When my sister-in-law, Padmavathy, or Paddu, who lives in Madras, spent a few days with us recently, I was thrilled to bits, partly for a selfish reason. Paddu is one of the best cooks in our family, and I was eager to learn as much as I could from her in the kitchen.
This dosa recipe was one I picked up from her. I have always loved dosas and have my own coconut chutney that makes pretty darn good ones. Still, it always seems like a long process. This recipe, from Paddu requires fewer hours of soaking time, after which you can make the batter and cook all the dosas your heart desires.
I am still beating myself on the head because I didn't bring back with me a wet grinder for dosa and idli batter when I went to India recently. So as always I made the batter in my blender which doesn't grind it as fine. I do like the slight graininess because it gives the dosa an extra crispiness.
I used short-grain rice for the dosa, and there were two kinds of dal, udad and chana, that went into it, along with poha (flattened rice) and methi seeds. I spread the dosas very thin and crepe-like because that's how both Desi and I like them. They turned out quite amazing. Thanks, Paddu, for a keeper recipe!
More dosa recipes
- 2 cups rice
- ⅓ cup poha (flattened rice, available in Indian grocery stores)
- 2 tbsp chana dal (bengal gram dal)
- ½ cup urad dal (black gram dal)
- ½ tsp fenugreek seeds
- Salt to taste
- Soak in water all the ingredients except the salt for at least 4-5 hours and more if you have the time. Drain.

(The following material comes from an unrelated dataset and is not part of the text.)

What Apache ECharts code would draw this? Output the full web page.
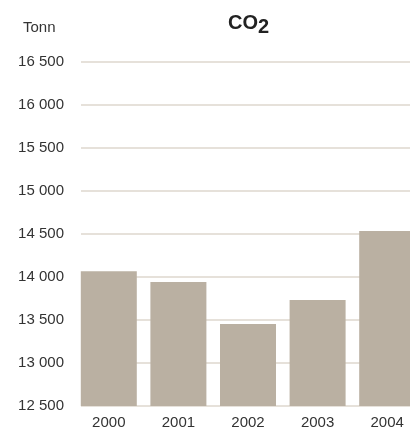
<!DOCTYPE html>
<html>
<head>
<meta charset="utf-8">
<script src="https://cdn.jsdelivr.net/npm/echarts@6/dist/echarts.min.js"></script>
<style>
html,body{margin:0;padding:0;background:#fff;}
#main{width:410px;height:430px;}
</style>
</head>
<body>
<div id="main"></div>
<script>
var years = ['2000', '2001', '2002', '2003', '2004'];
var co2Values = [14067, 13941, 13453, 13734, 14535];
var yMin = 12500, yMax = 16500, yStep = 500;

var chart = echarts.init(document.getElementById('main'));
var font = 'Liberation Sans';
var option = {
	animation: false,
	textStyle: { fontFamily: font },
	title: [
		{
			text: 'Tonn',
			left: 23, top: 20, padding: 0,
			textStyle: { fontSize: 15, fontWeight: 'normal', color: '#333', fontFamily: font }
		},
		{
			text: '{a|CO}{b|2}',
			left: 228, top: 13, padding: 0,
			textStyle: {
				rich: {
					a: { fontSize: 20, fontWeight: 'bold', color: '#222', fontFamily: font, verticalAlign: 'top', lineHeight: 20 },
					b: { fontSize: 20, fontWeight: 'bold', color: '#222', fontFamily: font, padding: [9, 0, 0, 0], lineHeight: 20 }
				}
			}
		}
	],
	// grid 0: gridlines + y labels, grid 1: bars
	grid: [
		{ left: 81, width: 329, top: 62, bottom: 24, outerBoundsMode: 'none' },
		{ left: 74, width: 348, top: 62, bottom: 24, outerBoundsMode: 'none' }
	],
	xAxis: [
		{ gridIndex: 0, type: 'value', show: false, min: 0, max: 1 },
		{
			gridIndex: 1,
			type: 'category',
			data: years,
			axisLine: { show: false },
			axisTick: { show: false },
			axisLabel: { color: '#333', fontSize: 15, margin: 9 }
		}
	],
	yAxis: [
		{
			gridIndex: 0,
			type: 'value',
			min: yMin, max: yMax, interval: yStep,
			axisLine: { show: false },
			axisTick: { show: false },
			splitLine: { lineStyle: { color: '#e6e1da', width: 2 } },
			axisLabel: {
				color: '#333', fontSize: 15, margin: 17,
				formatter: function (v) { return String(v).replace(/\B(?=(\d{3})+(?!\d))/g, ' '); }
			}
		},
		{
			gridIndex: 1,
			type: 'value',
			min: yMin, max: yMax, interval: yStep,
			show: false,
			splitLine: { show: false }
		}
	],
	series: [{
		type: 'bar',
		xAxisIndex: 1,
		yAxisIndex: 1,
		data: co2Values,
		barWidth: 56,
		itemStyle: { color: '#bab0a2' }
	}]
};
chart.setOption(option);
</script>
</body>
</html>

- Blend the rice-dal mixture, in several batches, adding enough water to make a smooth batter that's runny enough to spread into a crepe, but thick enough to coat the back of a spoon. At this stage, you can leave the batter to ferment overnight, which helps make the dosas softer and also adds a ton of probiotic bacteria to your gut (see next step). But if you prefer the dosas unfermented, you can make them rightaway, without fermenting.
- To ferment the dosa batter, cover the bowl with a plate or plastic wrap and place in a warm spot overnight or for 8-12 hours. Room temperature in summers in most places would work fine, but in cooler weather leave it in the oven with the light on (don't turn the oven on!). By morning, the batter will be puffy and bubbly, indicating the good bacteria are at work.
- Add the salt before making the dosa and after the fermentation process is complete. To make the dosa, heat a cast-iron or non-stick griddle. Using a ladle with a rounded bottom, pour some batter into the center of the griddle and, in a quick but smooth motion, spread outward in concentric circles. Don't be afraid if you make holes: just add a small drop of batter to patch it. In this case, practice definitely makes perfect and trust me, you'll get the hang of it soon enough.
- Pour a few drops of oil around the dosa's edges. This really helps give it that crispiness I love. Once the underside is golden brown, loosen the dosa gently from the skillet and flip over. If your griddle was hot enough to begin with, this step will be very, very easy.
- Cook the other side for a few seconds, giving more time if your dosa is thicker. Serve hot with some sambar or chutney or both.